Más éxito tuvo en 1884, cuando decidió probar de nuevo suerte en la Exposición Nacional, presentando un cuadro de historia. Se decantó por inmortalizar el Dos de mayo y realizó una pieza de grandes dimensiones (5,80 x 4 metros), con la que obtuvo la segunda medalla. Este lienzo muestra su deseo de dotar de mayor realismo y verosimilitud a su pintura. Era un ejemplo de aquello que buscaba la crítica: la exaltación nacional, la heroicidad. Por eso intentó crear una atmósfera creíble. Para tal fin, pintó el cuadro al aire libre, en el corral de la Plaza de Toros de Valencia, utilizando cohetes para analizar el efecto atmosférico de la pólvora e imaginarse cómo fue el levantamiento de las tropas madrileñas ante Napoleón. Es necesario indicar, además, que compartió honores con importantes pintores a los que admiraba, como Muñoz Degrain, que había sido premiado por su conocida obra Los amantes de Teruel (1884), hecho que le llenó de satisfacción.
Con su pintura histórica Dos de mayo, Sorolla obtuvo la segunda medalla en la Exposición Nacional de Bellas Artes de 1884. Foto: Museo Nacional del Prado.
Esos viajes a la capital también le sirvieron para continuar ampliando su círculo de amistades e influencias. Estudió la pintura de historia de Eduardo Rosales (1836-1873), inspirándose en obras suyas como Isabel la Católica dictando su testamento (1864) o La muerte de Lucrecia (1871), y volvió a coincidir con Cecilio Pla (1860-1934), con quien había compartido años en la Escuela de Artesanos de Valencia. Además, entabló relación con Aureliano Beruete, autor de una de las primeras monografías de Velázquez, así como político de alta posición social que se convirtió en uno de los introductores de Sorolla en la alta sociedad de Madrid.
Un año después de obtener el reconocimiento en la Exposición Nacional, continuó explotando su capacidad de crear nuevos encuadres en temas históricos y presentó para el tercer ejercicio del concurso de la Diputación Provincial de Valencia, que ofrecía la posibilidad de un pensionado en Roma, su lienzo El grito del Palleter. Para Francisco Javier Pérez Rojas, esta obra no es más que una segunda parte del Dos de mayo. Se representa el grito patriótico de 1808, la arenga antifrancesa lanzada por Vicente Domènech, llamado el Palleter porque vendía palletes (pajitas para encender fuego) en los escalones de la Lonja de Valencia a los campesinos que allí se encontraban comerciando. Se apela a la conciencia colectiva, a la lucha heroica; es, en esencia, otra exaltación del patriotismo, donde con un encuadre muy novedoso se arrincona la arquitectura y la mayor parte del espacio es ocupado por el pueblo arremolinado alrededor del protagonista del discurso.
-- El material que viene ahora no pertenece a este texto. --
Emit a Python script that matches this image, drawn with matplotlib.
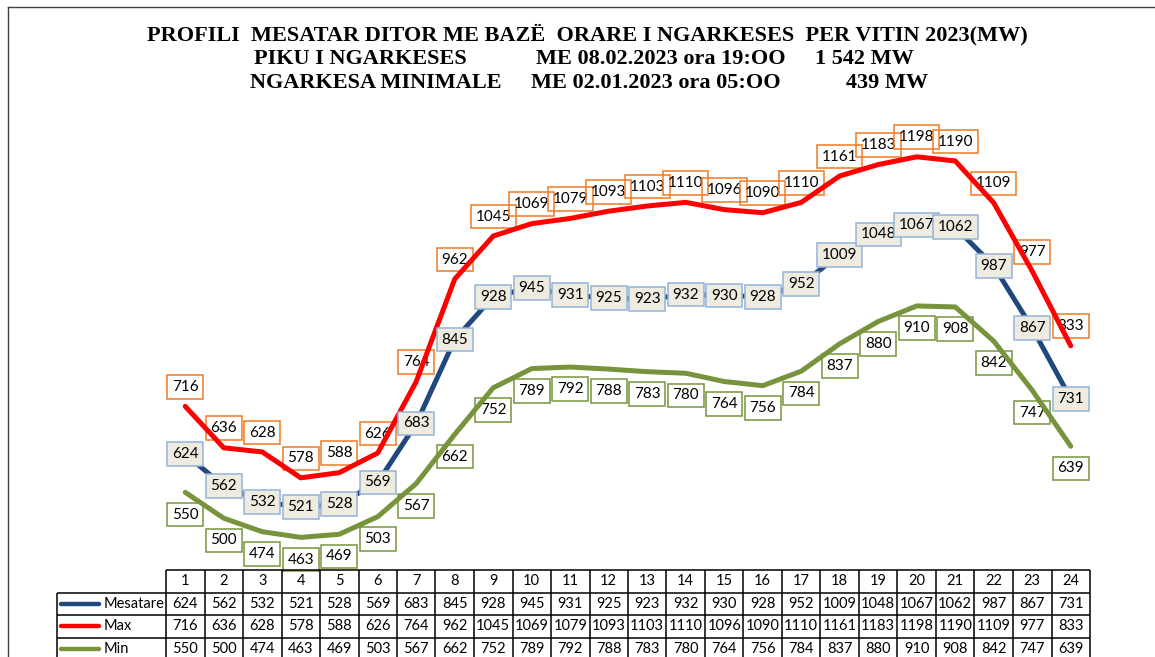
import matplotlib.pyplot as plt
from matplotlib.lines import Line2D
import numpy as np

# ---- data ----
hours = list(range(1, 25))
mesatare = [624, 562, 532, 521, 528, 569, 683, 845, 928, 945, 931, 925,
            923, 932, 930, 928, 952, 1009, 1048, 1067, 1062, 987, 867, 731]
maks = [716, 636, 628, 578, 588, 626, 764, 962, 1045, 1069, 1079, 1093,
        1103, 1110, 1096, 1090, 1110, 1161, 1183, 1198, 1190, 1109, 977, 833]
minimum = [550, 500, 474, 463, 469, 503, 567, 662, 752, 789, 792, 788,
           783, 780, 764, 756, 784, 837, 880, 910, 908, 842, 747, 639]
series_names = ["Mesatare", "Max", "Min"]

title_1 = "PROFILI  MESATAR DITOR ME BAZË  ORARE I NGARKESES  PER VITIN 2023(MW)"
title_2 = ["PIKU I NGARKESES", "ME 08.02.2023 ora 19:OO", "1 542 MW"]
title_3 = ["NGARKESA MINIMALE", "ME 02.01.2023 ora 05:OO", "439 MW"]

# ---- style ----
W, H = 1155, 657
c_avg, c_max, c_min = "#1F497D", "#FF0000", "#77933C"
lbl_font = "Lato"
serif = "Liberation Serif"

fig = plt.figure(figsize=(W / 100, H / 100), dpi=100)

def fx(px):
    return px / W

def fy(py):
    return 1 - py / H

# outer frame (left and top edges visible)
fig.add_artist(Line2D([fx(8), fx(W + 5)], [fy(7), fy(7)], color="#404040", lw=1))
fig.add_artist(Line2D([fx(8), fx(8)], [fy(7), fy(H + 5)], color="#404040", lw=1))

# titles
fig.text(fx(587), fy(35), title_1, ha="center", va="center", family=serif,
         weight="bold", fontsize=16)
for txt, x in zip(title_2, [254, 536, 815]):
    fig.text(fx(x), fy(59), txt, ha="left", va="center", family=serif,
             weight="bold", fontsize=16)
for txt, x in zip(title_3, [250, 531, 846]):
    fig.text(fx(x), fy(83), txt, ha="left", va="center", family=serif,
             weight="bold", fontsize=16)

# ---- main chart ----
ax = fig.add_axes([fx(166), 1 - 570 / H, 924 / W, 466 / H])
ax.set_xlim(0.5, 24.5)
ax.set_ylim(400, 1300)
ax.axis("off")

ax.plot(hours, maks, color=c_max, lw=3.6, solid_capstyle="round", zorder=3)
ax.plot(hours, mesatare, color=c_avg, lw=3.6, solid_capstyle="round", zorder=3)
ax.plot(hours, minimum, color=c_min, lw=3.6, solid_capstyle="round", zorder=3)

box_pad = "square,pad=0.32"
for h, v in zip(hours, maks):
    ax.annotate(str(v), (h, v), xytext=(0, 14), textcoords="offset points",
                ha="center", va="center", family=lbl_font, fontsize=11, zorder=2,
                bbox=dict(boxstyle=box_pad, fc="none", ec="#F07A22", lw=1.1))
for h, v in zip(hours, mesatare):
    ax.annotate(str(v), (h, v), xytext=(0, 0), textcoords="offset points",
                ha="center", va="center", family=lbl_font, fontsize=11, zorder=4,
                bbox=dict(boxstyle=box_pad, fc="#EEECE1", ec="#95B3D7", lw=1.1))
for h, v in zip(hours, minimum):
    ax.annotate(str(v), (h, v), xytext=(0, -16), textcoords="offset points",
                ha="center", va="center", family=lbl_font, fontsize=11, zorder=2,
                bbox=dict(boxstyle=box_pad, fc="none", ec=c_min, lw=1.1))

# ---- data table ----
x_left = 0.5 - (166 - 57) / 38.5
tax = fig.add_axes([fx(57), 1 - 660 / H, (1090 - 57) / W, 90 / H])
tax.set_xlim(x_left, 24.5)
tax.set_ylim(4, 0)
tax.axis("off")

kw = dict(color="black", lw=1.1, clip_on=False)
tax.hlines(0, 0.5, 24.5, **kw)
tax.hlines([1, 2, 3, 4], x_left, 24.5, **kw)
tax.vlines(np.arange(0.5, 25.5, 1), 0, 4, **kw)
tax.vlines(x_left, 1, 4, **kw)

for h in hours:
    tax.text(h, 0.5, str(h), ha="center", va="center", family=lbl_font, fontsize=10.5)

rows = [mesatare, maks, minimum]
colors = [c_avg, c_max, c_min]
for r, (name, vals, col) in enumerate(zip(series_names, rows, colors)):
    y = r + 1.5
    tax.plot([x_left + 0.1, x_left + 1.1], [y, y], color=col, lw=3.2,
             solid_capstyle="round", clip_on=False)
    tax.text(x_left + 1.2, y, name, ha="left", va="center", family=lbl_font, fontsize=10.5)
    for h, v in zip(hours, vals):
        tax.text(h, y, str(v), ha="center", va="center", family=lbl_font, fontsize=10.5)

fig.savefig("out.png", dpi=100)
La obtención de este premio le sirvió para continuar ampliando miras no solo en la capital del Tíber —donde coincidió con pintores de la talla de Francisco Pradilla (1848-1921), José Villegas (1844-1921) y Emilio Sala (1850- 1910)—, sino también en París.
Diálogos entre Sorolla y Velázquez
Así se tituló una exposición realizada entre los años 2009 y 2010 en el Museo Sorolla de Madrid, donde se reflexionó sobre cómo la pintura del sevillano tuvo una importante influencia en la evolución del artista valenciano. Como sabemos, en su primer viaje a la capital sintió fascinación por distintas obras de este que disfrutó en el Museo del Prado, sentimiento que motivó que, cuando construyó su casa en Madrid en 1910-1911, reprodujera los casetones castellanos propios del periodo velazqueño. Este interés por la obra de Velázquez le vino también de forma indirecta por las influencias recibidas a través de artistas a los que admiraba. No en vano, Domingo Marqués fue criticado positivamente en la Exposición Nacional de 1871 por su proximidad al naturalismo velazqueño.
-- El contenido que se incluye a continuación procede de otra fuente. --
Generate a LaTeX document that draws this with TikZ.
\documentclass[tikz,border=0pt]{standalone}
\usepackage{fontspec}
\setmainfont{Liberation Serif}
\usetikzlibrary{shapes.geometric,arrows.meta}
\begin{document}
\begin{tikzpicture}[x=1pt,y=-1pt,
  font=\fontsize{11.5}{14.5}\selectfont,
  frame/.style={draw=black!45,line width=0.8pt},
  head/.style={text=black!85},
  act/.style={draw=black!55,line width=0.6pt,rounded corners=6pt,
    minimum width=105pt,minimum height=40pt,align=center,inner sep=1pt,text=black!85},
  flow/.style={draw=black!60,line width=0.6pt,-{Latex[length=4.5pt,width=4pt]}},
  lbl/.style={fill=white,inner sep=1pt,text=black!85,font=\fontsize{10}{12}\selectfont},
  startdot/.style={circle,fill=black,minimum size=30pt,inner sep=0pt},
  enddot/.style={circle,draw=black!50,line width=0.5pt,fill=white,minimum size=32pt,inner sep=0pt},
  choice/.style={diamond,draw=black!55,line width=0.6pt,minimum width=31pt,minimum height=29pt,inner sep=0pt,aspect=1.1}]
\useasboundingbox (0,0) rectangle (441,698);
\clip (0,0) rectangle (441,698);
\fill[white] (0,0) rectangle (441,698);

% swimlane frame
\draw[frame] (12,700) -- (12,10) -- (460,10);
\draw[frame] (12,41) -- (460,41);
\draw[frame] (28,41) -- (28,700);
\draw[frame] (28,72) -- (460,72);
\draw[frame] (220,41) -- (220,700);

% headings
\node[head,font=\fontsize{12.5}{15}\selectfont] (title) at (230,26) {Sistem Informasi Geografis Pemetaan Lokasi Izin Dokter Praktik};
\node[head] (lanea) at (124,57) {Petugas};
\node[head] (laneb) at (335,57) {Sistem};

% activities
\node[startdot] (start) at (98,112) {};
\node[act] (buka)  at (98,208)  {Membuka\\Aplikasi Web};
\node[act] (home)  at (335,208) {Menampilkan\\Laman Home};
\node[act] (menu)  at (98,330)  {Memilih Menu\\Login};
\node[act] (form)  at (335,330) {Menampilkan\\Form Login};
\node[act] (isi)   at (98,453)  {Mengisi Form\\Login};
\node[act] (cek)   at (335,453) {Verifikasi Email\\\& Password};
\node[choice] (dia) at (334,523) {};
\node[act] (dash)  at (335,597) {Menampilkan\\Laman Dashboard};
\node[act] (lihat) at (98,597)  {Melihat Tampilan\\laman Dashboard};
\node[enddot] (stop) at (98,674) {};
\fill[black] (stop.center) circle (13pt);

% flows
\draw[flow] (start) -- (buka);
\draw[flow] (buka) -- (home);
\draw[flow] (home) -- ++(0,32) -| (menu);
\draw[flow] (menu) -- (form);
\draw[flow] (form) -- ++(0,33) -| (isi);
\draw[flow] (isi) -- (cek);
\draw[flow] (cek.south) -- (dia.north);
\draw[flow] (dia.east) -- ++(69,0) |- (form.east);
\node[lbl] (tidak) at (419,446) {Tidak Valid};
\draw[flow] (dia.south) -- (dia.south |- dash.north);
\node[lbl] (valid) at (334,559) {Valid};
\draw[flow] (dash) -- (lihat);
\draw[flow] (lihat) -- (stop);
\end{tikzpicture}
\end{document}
Según el propio Sorolla, lo que buscaba estudiando al genio andaluz, así como a Goya y El Greco, era fijar la realidad, «la verdad de lo pintado», a partir de la mancha pictórica. Por eso realizó numerosas copias de las pinturas de Velázquez, en las que se centra en estudiar la anatomía de cabezas, manos y torsos. Sorolla deseaba entender su factura viril, el dibujo y la paleta sobria. Se fija en el dibujo y la creación de atmósferas; busca la cotidianeidad y la perfección técnica.
Menipo (hacia 1639) es una de las pinturas de Velázquez (izquierda) copiadas por el pintor valenciano (derecha). Fotos: ASC y Museo Sorolla.
Estas copias fueron adquiridas por ilustres figuras como el académico Amalio Gimeno, quien en su discurso de acceso a la Academia las cita como «sus primeros estudios de Velázquez ». Otras tantas las regaló a sus amistades. Reproducciones de las infantas de la corte de Felipe IV, de su Cristo en la cruz y otras obras conservadas en el Museo del Prado fueron claves para convertir a una brillante promesa juvenil de la pintura en un artista maduro, que iniciaba una carrera exitosa.
La paleta del pintor valenciano aglutinó de este modo la elegancia de Velázquez y Rosales, la expresividad de Goya, el orientalismo y virtuosismo de Fortuny, el sentimiento iluminista de Pinazo, Muñoz Degrain y Domingo Marqués, la pincelada suelta del Greco y un largo etcétera de referencias que se gestaron en una década formativa, plagada de éxitos que continuaron en Roma, Francia y Estados Unidos… pero eso ya es otra historia.